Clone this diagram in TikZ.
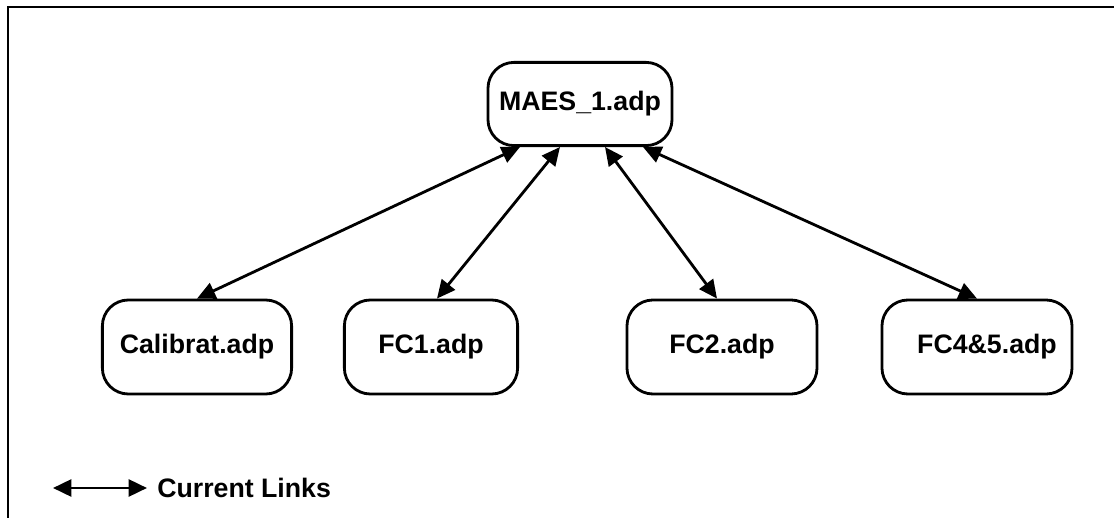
\documentclass[tikz,border=0pt]{standalone}
\usepackage{fontspec}
\setmainfont{Liberation Sans}
\usepackage{tikz}
\usetikzlibrary{arrows.meta,positioning,calc}

\begin{document}
\begin{tikzpicture}[
    x=0.025cm, y=-0.025cm,
    adpbox/.style={rectangle, draw, line width=2pt, rounded corners=0.65cm, inner sep=0pt, font=\bfseries\fontsize{19}{23}\selectfont},
    link/.style={{Triangle[length=13pt,width=12pt]}-{Triangle[length=13pt,width=12pt]}, line width=2pt},
    frame/.style={line width=1.4pt}
]
    \useasboundingbox (0,0) rectangle (1114,518);
    % open frame (top and left only)
    \coordinate (frtl) at (8,7);
    \coordinate (frtr) at (1114,7);
    \coordinate (frbl) at (8,518);
    \draw[frame] (frbl) -- (frtl) -- (frtr);

    % main file
    \node[adpbox, minimum width=4.6cm, minimum height=2.08cm] (maes) at (580,104) {MAES\_1.adp};

    % linked files
    \node[adpbox, minimum width=4.73cm, minimum height=2.35cm] (cal) at (197,347) {Calibrat.adp};
    \node[adpbox, minimum width=4.33cm, minimum height=2.35cm] (fc1) at (431,347) {FC1.adp};
    \node[adpbox, minimum width=4.75cm, minimum height=2.35cm] (fc2) at (722,347) {FC2.adp};
    \node[adpbox, minimum width=4.75cm, minimum height=2.35cm] (fc45) at (977,347) {\hspace{0.5cm}FC4\&5.adp};

    % current links
    \draw[link] ([xshift=-1.5cm]maes.south) -- (cal.north);
    \draw[link] ([xshift=-0.5cm]maes.south) -- ([xshift=0.15cm]fc1.north);
    \draw[link] ([xshift=0.625cm]maes.south) -- ([xshift=-0.125cm]fc2.north);
    \draw[link] ([xshift=1.575cm]maes.south) -- (fc45.north);

    % legend
    \coordinate (lgl) at (53,488);
    \node[anchor=west, inner sep=0pt, font=\bfseries\fontsize{19}{23}\selectfont] (lgtext) at (157,488) {Current Links};
    \draw[link] (lgl) -- ([xshift=-0.25cm]lgtext.west);
\end{tikzpicture}
\end{document}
--- --- ---
Repeat the listing above exactly, with no pictures.

Clone this diagram in TikZ.
\documentclass[tikz,border=0pt]{standalone}
\usepackage{fontspec}
\setmainfont{Liberation Sans}
\usepackage{tikz}
\usetikzlibrary{arrows.meta,positioning,calc}

\begin{document}
\begin{tikzpicture}[
    x=0.025cm, y=-0.025cm,
    adpbox/.style={rectangle, draw, line width=2pt, rounded corners=0.65cm, inner sep=0pt, font=\bfseries\fontsize{19}{23}\selectfont},
    link/.style={{Triangle[length=13pt,width=12pt]}-{Triangle[length=13pt,width=12pt]}, line width=2pt},
    frame/.style={line width=1.4pt}
]
    \useasboundingbox (0,0) rectangle (1114,518);
    % open frame (top and left only)
    \coordinate (frtl) at (8,7);
    \coordinate (frtr) at (1114,7);
    \coordinate (frbl) at (8,518);
    \draw[frame] (frbl) -- (frtl) -- (frtr);

    % main file
    \node[adpbox, minimum width=4.6cm, minimum height=2.08cm] (maes) at (580,104) {MAES\_1.adp};

    % linked files
    \node[adpbox, minimum width=4.73cm, minimum height=2.35cm] (cal) at (197,347) {Calibrat.adp};
    \node[adpbox, minimum width=4.33cm, minimum height=2.35cm] (fc1) at (431,347) {FC1.adp};
    \node[adpbox, minimum width=4.75cm, minimum height=2.35cm] (fc2) at (722,347) {FC2.adp};
    \node[adpbox, minimum width=4.75cm, minimum height=2.35cm] (fc45) at (977,347) {\hspace{0.5cm}FC4\&5.adp};

    % current links
    \draw[link] ([xshift=-1.5cm]maes.south) -- (cal.north);
    \draw[link] ([xshift=-0.5cm]maes.south) -- ([xshift=0.15cm]fc1.north);
    \draw[link] ([xshift=0.625cm]maes.south) -- ([xshift=-0.125cm]fc2.north);
    \draw[link] ([xshift=1.575cm]maes.south) -- (fc45.north);

    % legend
    \coordinate (lgl) at (53,488);
    \node[anchor=west, inner sep=0pt, font=\bfseries\fontsize{19}{23}\selectfont] (lgtext) at (157,488) {Current Links};
    \draw[link] (lgl) -- ([xshift=-0.25cm]lgtext.west);
\end{tikzpicture}
\end{document}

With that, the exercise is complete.